=== Dataset extract ===
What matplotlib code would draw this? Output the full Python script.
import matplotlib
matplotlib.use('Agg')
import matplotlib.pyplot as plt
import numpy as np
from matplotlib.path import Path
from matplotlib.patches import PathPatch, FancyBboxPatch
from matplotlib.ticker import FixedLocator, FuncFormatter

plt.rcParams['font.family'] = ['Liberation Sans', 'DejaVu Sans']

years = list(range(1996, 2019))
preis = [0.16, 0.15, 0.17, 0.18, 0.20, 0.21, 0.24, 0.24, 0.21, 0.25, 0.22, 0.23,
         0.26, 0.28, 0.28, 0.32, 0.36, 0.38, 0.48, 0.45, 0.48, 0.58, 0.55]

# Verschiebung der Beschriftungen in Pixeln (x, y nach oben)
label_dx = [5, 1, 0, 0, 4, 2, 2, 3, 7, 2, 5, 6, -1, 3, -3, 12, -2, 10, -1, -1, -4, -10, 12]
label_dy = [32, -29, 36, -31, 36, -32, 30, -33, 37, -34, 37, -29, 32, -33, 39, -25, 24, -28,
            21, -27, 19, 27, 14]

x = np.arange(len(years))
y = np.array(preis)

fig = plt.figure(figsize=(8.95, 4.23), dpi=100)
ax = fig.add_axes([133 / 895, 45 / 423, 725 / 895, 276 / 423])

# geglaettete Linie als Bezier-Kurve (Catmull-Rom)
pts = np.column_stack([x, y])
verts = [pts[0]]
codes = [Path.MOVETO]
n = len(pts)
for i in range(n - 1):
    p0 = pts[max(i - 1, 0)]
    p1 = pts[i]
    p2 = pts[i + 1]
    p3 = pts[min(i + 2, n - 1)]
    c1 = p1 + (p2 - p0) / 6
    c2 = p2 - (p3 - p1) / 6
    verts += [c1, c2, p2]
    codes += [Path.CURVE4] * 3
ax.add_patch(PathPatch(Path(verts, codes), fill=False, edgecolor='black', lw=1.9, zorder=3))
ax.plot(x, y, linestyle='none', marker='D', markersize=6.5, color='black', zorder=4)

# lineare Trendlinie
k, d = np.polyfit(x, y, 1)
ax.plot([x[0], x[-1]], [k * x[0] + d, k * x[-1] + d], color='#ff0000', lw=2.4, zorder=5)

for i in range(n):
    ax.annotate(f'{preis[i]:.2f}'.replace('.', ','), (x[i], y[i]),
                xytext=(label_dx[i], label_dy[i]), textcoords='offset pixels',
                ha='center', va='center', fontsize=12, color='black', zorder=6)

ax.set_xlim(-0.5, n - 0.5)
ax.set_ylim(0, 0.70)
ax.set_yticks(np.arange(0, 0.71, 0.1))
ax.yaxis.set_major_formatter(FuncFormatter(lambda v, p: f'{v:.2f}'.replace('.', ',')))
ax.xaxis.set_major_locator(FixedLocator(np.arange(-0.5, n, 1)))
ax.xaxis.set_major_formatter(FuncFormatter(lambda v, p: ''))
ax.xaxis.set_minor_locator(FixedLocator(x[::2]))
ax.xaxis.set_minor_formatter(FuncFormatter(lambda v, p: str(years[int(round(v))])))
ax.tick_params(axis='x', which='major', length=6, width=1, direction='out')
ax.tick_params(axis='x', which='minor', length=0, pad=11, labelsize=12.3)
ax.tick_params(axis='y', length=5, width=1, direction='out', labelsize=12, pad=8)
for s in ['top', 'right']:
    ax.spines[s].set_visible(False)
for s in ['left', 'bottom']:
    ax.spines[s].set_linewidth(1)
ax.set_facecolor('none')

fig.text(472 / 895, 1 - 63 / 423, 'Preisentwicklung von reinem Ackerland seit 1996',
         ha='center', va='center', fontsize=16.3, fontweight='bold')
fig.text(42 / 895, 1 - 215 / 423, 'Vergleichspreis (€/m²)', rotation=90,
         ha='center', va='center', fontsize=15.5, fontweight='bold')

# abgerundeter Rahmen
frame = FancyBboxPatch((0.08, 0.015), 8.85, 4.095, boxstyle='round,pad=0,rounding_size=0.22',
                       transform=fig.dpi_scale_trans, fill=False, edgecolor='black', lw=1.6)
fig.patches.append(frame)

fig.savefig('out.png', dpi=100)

=== Your objective ===
Quote the data above verbatim from its first line to the line that includes "ax = fig.add_axes([133", with both boundary lines retained.

=== Result for this task ===
What matplotlib code would draw this? Output the full Python script.
import matplotlib
matplotlib.use('Agg')
import matplotlib.pyplot as plt
import numpy as np
from matplotlib.path import Path
from matplotlib.patches import PathPatch, FancyBboxPatch
from matplotlib.ticker import FixedLocator, FuncFormatter

plt.rcParams['font.family'] = ['Liberation Sans', 'DejaVu Sans']

years = list(range(1996, 2019))
preis = [0.16, 0.15, 0.17, 0.18, 0.20, 0.21, 0.24, 0.24, 0.21, 0.25, 0.22, 0.23,
         0.26, 0.28, 0.28, 0.32, 0.36, 0.38, 0.48, 0.45, 0.48, 0.58, 0.55]

# Verschiebung der Beschriftungen in Pixeln (x, y nach oben)
label_dx = [5, 1, 0, 0, 4, 2, 2, 3, 7, 2, 5, 6, -1, 3, -3, 12, -2, 10, -1, -1, -4, -10, 12]
label_dy = [32, -29, 36, -31, 36, -32, 30, -33, 37, -34, 37, -29, 32, -33, 39, -25, 24, -28,
            21, -27, 19, 27, 14]

x = np.arange(len(years))
y = np.array(preis)

fig = plt.figure(figsize=(8.95, 4.23), dpi=100)
ax = fig.add_axes([133 / 895, 45 / 423, 725 / 895, 276 / 423])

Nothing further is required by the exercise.